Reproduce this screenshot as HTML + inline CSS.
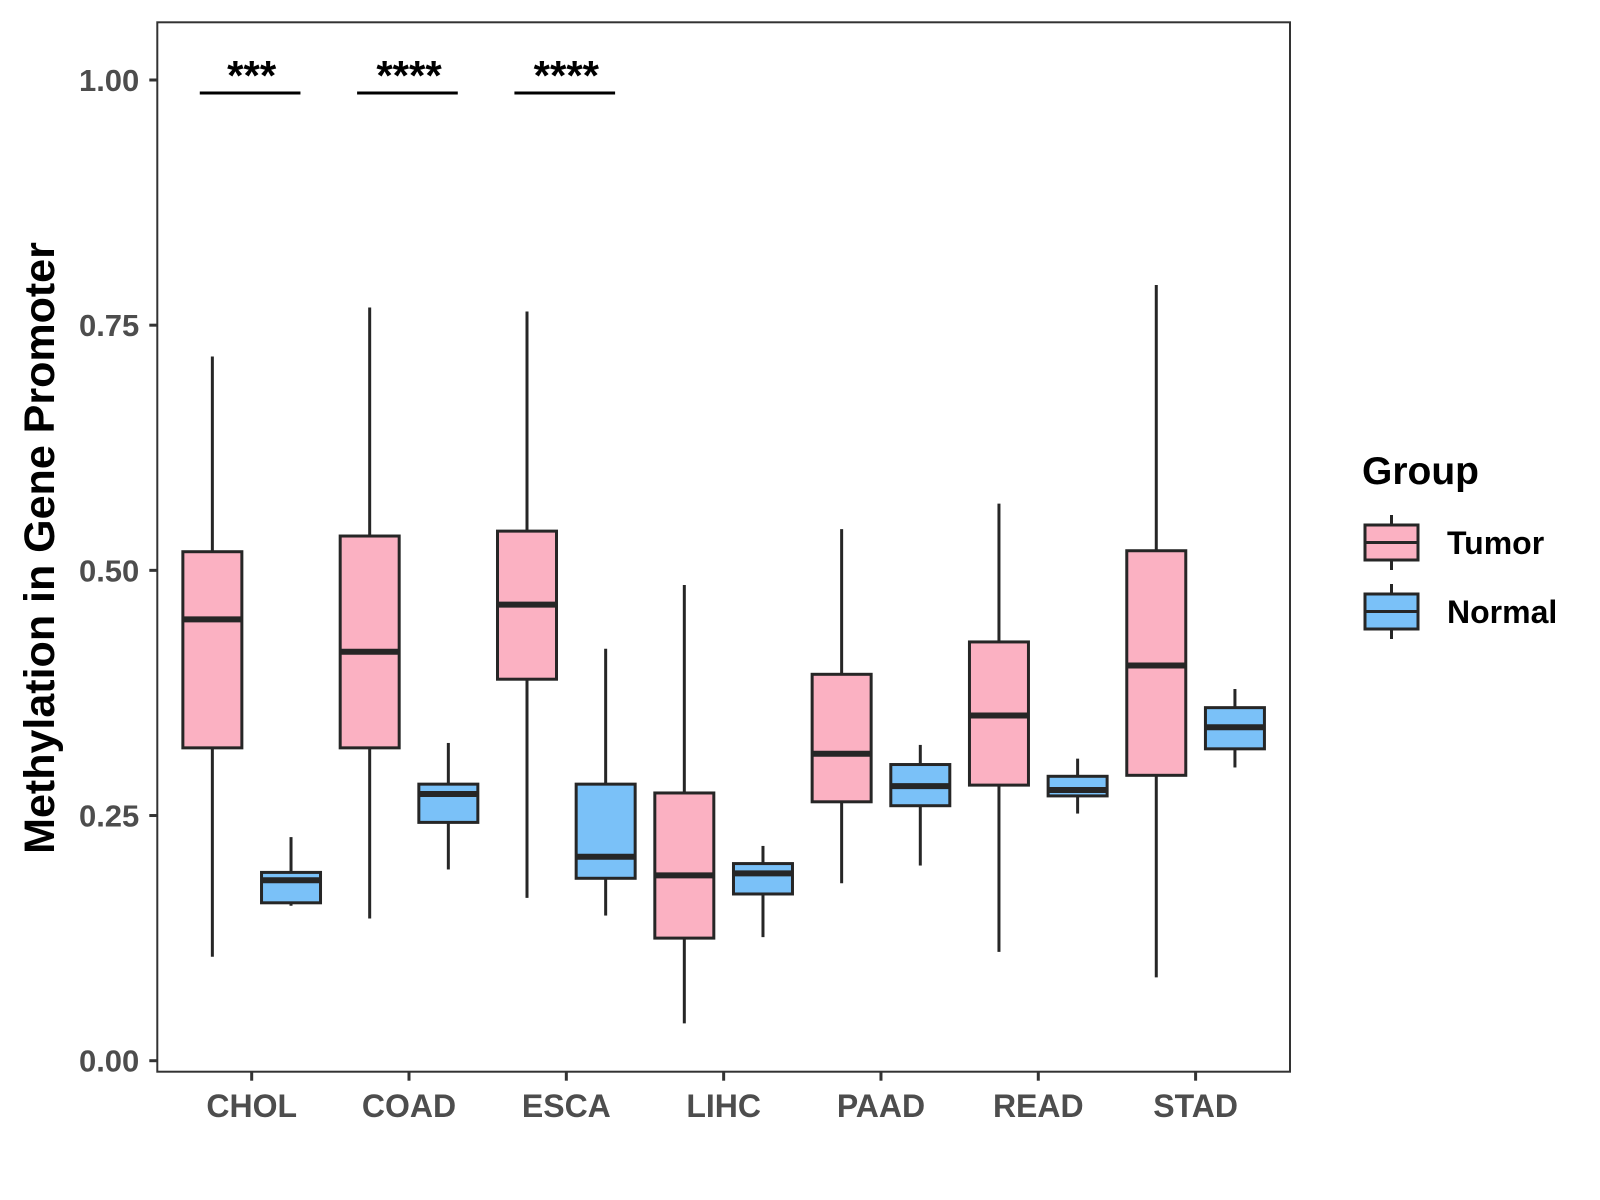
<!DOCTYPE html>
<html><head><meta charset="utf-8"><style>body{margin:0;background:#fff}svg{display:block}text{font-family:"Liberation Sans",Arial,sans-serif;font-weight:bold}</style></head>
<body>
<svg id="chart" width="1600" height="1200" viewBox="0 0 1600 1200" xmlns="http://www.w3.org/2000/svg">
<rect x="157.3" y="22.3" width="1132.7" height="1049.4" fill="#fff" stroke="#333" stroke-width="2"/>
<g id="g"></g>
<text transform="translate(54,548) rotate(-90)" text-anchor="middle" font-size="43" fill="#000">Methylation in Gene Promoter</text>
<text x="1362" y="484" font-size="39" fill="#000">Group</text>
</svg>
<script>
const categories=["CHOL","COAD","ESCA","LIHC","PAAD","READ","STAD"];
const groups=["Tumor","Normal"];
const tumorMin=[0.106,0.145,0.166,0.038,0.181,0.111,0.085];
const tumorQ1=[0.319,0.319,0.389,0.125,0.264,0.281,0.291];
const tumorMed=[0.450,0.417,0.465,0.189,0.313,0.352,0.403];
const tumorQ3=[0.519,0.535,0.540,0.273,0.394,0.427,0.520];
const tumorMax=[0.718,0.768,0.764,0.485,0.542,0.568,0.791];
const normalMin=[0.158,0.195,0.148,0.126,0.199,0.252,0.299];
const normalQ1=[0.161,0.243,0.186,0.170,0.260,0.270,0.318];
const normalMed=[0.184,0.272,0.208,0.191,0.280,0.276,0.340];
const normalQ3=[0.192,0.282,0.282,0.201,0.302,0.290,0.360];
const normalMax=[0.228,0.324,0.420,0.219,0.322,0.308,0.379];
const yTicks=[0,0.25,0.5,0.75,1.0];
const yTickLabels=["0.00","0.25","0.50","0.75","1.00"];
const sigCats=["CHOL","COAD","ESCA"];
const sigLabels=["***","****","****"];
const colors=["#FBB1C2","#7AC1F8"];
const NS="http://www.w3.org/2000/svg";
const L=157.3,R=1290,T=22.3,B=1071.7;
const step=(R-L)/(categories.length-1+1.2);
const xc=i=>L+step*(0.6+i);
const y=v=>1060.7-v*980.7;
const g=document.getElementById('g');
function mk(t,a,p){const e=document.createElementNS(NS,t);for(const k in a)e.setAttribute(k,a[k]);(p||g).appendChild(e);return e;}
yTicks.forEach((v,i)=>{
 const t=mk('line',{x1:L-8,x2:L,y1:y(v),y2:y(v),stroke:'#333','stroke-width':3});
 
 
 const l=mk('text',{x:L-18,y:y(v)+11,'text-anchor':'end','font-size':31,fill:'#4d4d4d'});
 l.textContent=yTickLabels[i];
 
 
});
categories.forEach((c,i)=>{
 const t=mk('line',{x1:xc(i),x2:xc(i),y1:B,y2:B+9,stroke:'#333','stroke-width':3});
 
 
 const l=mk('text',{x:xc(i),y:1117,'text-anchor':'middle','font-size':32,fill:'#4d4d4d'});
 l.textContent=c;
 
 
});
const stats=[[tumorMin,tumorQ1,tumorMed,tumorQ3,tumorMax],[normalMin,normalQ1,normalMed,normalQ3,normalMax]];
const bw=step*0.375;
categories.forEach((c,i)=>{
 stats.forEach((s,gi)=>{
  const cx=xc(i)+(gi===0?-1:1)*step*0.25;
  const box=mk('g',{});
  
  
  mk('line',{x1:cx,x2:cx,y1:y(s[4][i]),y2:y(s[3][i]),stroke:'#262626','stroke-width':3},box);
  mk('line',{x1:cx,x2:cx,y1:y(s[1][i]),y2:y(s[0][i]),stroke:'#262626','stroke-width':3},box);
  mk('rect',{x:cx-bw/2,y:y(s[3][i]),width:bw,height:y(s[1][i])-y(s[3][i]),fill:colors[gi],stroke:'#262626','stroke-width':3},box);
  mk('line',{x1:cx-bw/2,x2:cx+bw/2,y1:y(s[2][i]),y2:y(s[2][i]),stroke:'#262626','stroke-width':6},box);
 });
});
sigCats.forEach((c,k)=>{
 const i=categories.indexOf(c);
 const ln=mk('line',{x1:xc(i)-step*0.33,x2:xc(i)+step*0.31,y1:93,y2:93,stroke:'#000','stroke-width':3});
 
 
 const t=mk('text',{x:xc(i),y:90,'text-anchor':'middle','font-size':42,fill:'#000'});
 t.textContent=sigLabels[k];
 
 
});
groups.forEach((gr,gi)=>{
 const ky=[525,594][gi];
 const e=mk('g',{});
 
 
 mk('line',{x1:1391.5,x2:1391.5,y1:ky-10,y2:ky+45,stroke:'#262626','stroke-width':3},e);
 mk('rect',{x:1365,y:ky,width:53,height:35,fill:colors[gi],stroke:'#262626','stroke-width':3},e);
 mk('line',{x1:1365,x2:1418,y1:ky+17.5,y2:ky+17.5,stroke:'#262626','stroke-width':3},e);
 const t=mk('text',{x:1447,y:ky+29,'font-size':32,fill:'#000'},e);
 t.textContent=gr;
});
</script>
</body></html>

SHORT EXERCISE:
Pictures are excluded; output everything else in the data verbatim.

FINAL RESULT:
Reproduce this screenshot as HTML + inline CSS.
<!DOCTYPE html>
<html><head><meta charset="utf-8"><style>body{margin:0;background:#fff}svg{display:block}text{font-family:"Liberation Sans",Arial,sans-serif;font-weight:bold}</style></head>
<body>
<svg id="chart" width="1600" height="1200" viewBox="0 0 1600 1200" xmlns="http://www.w3.org/2000/svg">
<rect x="157.3" y="22.3" width="1132.7" height="1049.4" fill="#fff" stroke="#333" stroke-width="2"/>
<g id="g"></g>
<text transform="translate(54,548) rotate(-90)" text-anchor="middle" font-size="43" fill="#000">Methylation in Gene Promoter</text>
<text x="1362" y="484" font-size="39" fill="#000">Group</text>
</svg>
<script>
const categories=["CHOL","COAD","ESCA","LIHC","PAAD","READ","STAD"];
const groups=["Tumor","Normal"];
const tumorMin=[0.106,0.145,0.166,0.038,0.181,0.111,0.085];
const tumorQ1=[0.319,0.319,0.389,0.125,0.264,0.281,0.291];
const tumorMed=[0.450,0.417,0.465,0.189,0.313,0.352,0.403];
const tumorQ3=[0.519,0.535,0.540,0.273,0.394,0.427,0.520];
const tumorMax=[0.718,0.768,0.764,0.485,0.542,0.568,0.791];
const normalMin=[0.158,0.195,0.148,0.126,0.199,0.252,0.299];
const normalQ1=[0.161,0.243,0.186,0.170,0.260,0.270,0.318];
const normalMed=[0.184,0.272,0.208,0.191,0.280,0.276,0.340];
const normalQ3=[0.192,0.282,0.282,0.201,0.302,0.290,0.360];
const normalMax=[0.228,0.324,0.420,0.219,0.322,0.308,0.379];
const yTicks=[0,0.25,0.5,0.75,1.0];
const yTickLabels=["0.00","0.25","0.50","0.75","1.00"];
const sigCats=["CHOL","COAD","ESCA"];
const sigLabels=["***","****","****"];
const colors=["#FBB1C2","#7AC1F8"];
const NS="http://www.w3.org/2000/svg";
const L=157.3,R=1290,T=22.3,B=1071.7;
const step=(R-L)/(categories.length-1+1.2);
const xc=i=>L+step*(0.6+i);
const y=v=>1060.7-v*980.7;
const g=document.getElementById('g');
function mk(t,a,p){const e=document.createElementNS(NS,t);for(const k in a)e.setAttribute(k,a[k]);(p||g).appendChild(e);return e;}
yTicks.forEach((v,i)=>{
 const t=mk('line',{x1:L-8,x2:L,y1:y(v),y2:y(v),stroke:'#333','stroke-width':3});
 
 
 const l=mk('text',{x:L-18,y:y(v)+11,'text-anchor':'end','font-size':31,fill:'#4d4d4d'});
 l.textContent=yTickLabels[i];
 
 
});
categories.forEach((c,i)=>{
 const t=mk('line',{x1:xc(i),x2:xc(i),y1:B,y2:B+9,stroke:'#333','stroke-width':3});
 
 
 const l=mk('text',{x:xc(i),y:1117,'text-anchor':'middle','font-size':32,fill:'#4d4d4d'});
 l.textContent=c;
 
 
});
const stats=[[tumorMin,tumorQ1,tumorMed,tumorQ3,tumorMax],[normalMin,normalQ1,normalMed,normalQ3,normalMax]];
const bw=step*0.375;
categories.forEach((c,i)=>{
 stats.forEach((s,gi)=>{
  const cx=xc(i)+(gi===0?-1:1)*step*0.25;
  const box=mk('g',{});
  
  
  mk('line',{x1:cx,x2:cx,y1:y(s[4][i]),y2:y(s[3][i]),stroke:'#262626','stroke-width':3},box);
  mk('line',{x1:cx,x2:cx,y1:y(s[1][i]),y2:y(s[0][i]),stroke:'#262626','stroke-width':3},box);
  mk('rect',{x:cx-bw/2,y:y(s[3][i]),width:bw,height:y(s[1][i])-y(s[3][i]),fill:colors[gi],stroke:'#262626','stroke-width':3},box);
  mk('line',{x1:cx-bw/2,x2:cx+bw/2,y1:y(s[2][i]),y2:y(s[2][i]),stroke:'#262626','stroke-width':6},box);
 });
});
sigCats.forEach((c,k)=>{
 const i=categories.indexOf(c);
 const ln=mk('line',{x1:xc(i)-step*0.33,x2:xc(i)+step*0.31,y1:93,y2:93,stroke:'#000','stroke-width':3});
 
 
 const t=mk('text',{x:xc(i),y:90,'text-anchor':'middle','font-size':42,fill:'#000'});
 t.textContent=sigLabels[k];
 
 
});
groups.forEach((gr,gi)=>{
 const ky=[525,594][gi];
 const e=mk('g',{});
 
 
 mk('line',{x1:1391.5,x2:1391.5,y1:ky-10,y2:ky+45,stroke:'#262626','stroke-width':3},e);
 mk('rect',{x:1365,y:ky,width:53,height:35,fill:colors[gi],stroke:'#262626','stroke-width':3},e);
 mk('line',{x1:1365,x2:1418,y1:ky+17.5,y2:ky+17.5,stroke:'#262626','stroke-width':3},e);
 const t=mk('text',{x:1447,y:ky+29,'font-size':32,fill:'#000'},e);
 t.textContent=gr;
});
</script>
</body></html>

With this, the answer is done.